# RECORDS TO PROCESS

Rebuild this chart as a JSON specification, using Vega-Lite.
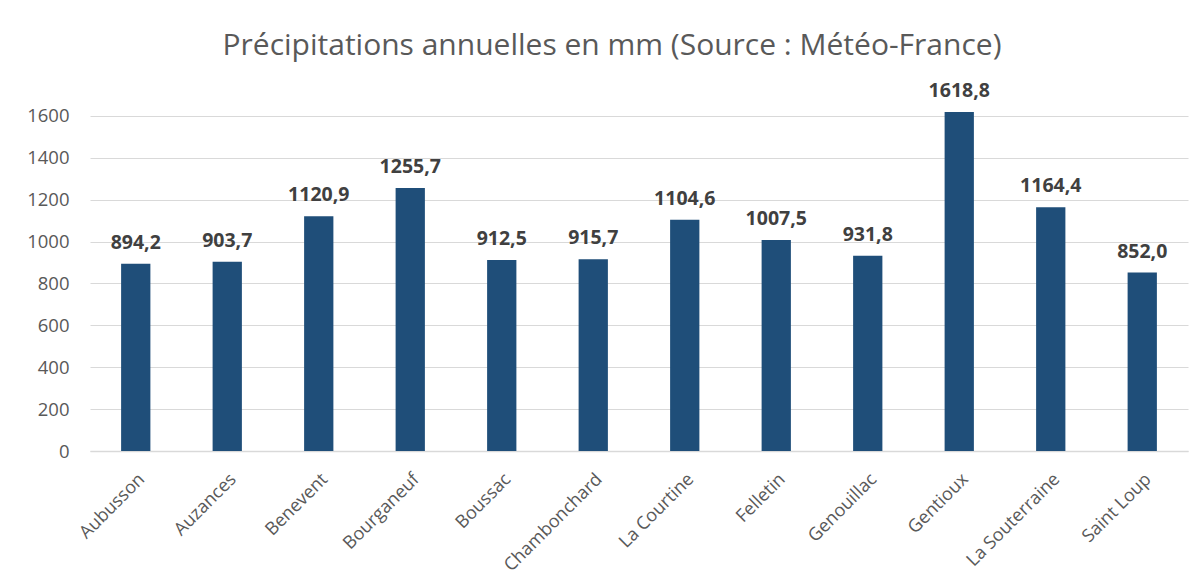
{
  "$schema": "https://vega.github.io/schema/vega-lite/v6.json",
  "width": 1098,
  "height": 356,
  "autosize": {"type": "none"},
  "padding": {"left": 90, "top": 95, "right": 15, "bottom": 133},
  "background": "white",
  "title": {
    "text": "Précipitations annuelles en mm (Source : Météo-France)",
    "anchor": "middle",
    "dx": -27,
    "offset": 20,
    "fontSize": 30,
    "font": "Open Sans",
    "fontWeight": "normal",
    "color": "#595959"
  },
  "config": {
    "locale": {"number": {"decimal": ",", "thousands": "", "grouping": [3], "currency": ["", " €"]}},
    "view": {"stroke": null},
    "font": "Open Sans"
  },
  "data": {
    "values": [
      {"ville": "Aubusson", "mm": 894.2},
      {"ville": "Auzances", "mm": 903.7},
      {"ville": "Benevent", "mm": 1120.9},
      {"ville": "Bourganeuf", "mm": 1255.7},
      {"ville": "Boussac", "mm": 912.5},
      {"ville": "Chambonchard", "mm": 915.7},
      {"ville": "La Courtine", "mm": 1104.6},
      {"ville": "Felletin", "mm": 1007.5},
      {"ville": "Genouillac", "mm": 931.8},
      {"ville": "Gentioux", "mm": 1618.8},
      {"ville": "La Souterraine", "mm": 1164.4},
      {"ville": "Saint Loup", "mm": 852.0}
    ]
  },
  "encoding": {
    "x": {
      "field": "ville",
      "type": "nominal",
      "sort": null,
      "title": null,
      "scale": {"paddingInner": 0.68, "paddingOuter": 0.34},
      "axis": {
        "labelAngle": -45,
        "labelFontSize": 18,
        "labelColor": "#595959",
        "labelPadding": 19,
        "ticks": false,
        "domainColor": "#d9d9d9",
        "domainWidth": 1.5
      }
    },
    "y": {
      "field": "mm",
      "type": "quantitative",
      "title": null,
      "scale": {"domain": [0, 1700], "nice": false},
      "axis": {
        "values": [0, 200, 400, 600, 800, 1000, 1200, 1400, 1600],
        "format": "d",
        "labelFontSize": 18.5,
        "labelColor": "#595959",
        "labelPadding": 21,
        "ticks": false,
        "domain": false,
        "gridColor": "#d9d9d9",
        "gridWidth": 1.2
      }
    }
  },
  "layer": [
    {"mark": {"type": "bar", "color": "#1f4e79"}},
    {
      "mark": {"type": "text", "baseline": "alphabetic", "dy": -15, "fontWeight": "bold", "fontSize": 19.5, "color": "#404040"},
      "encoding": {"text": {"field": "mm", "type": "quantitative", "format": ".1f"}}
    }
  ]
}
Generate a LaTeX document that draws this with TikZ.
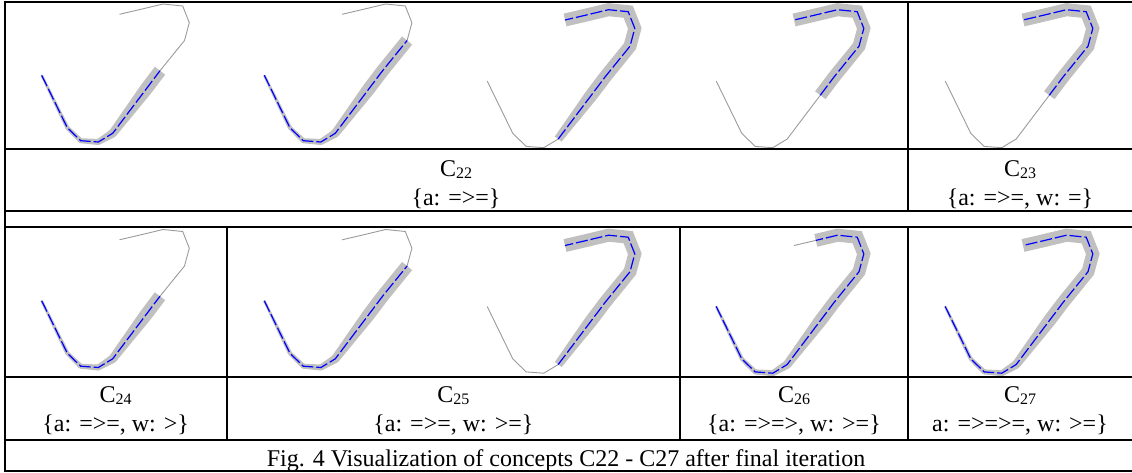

# STATED GOAL
Pick every line with "this" in it and copy it.

# COMPLETE ANSWER
Rebuild this chart as a JSON specification, using Vega-Lite.
Generate a LaTeX document that draws this with TikZ.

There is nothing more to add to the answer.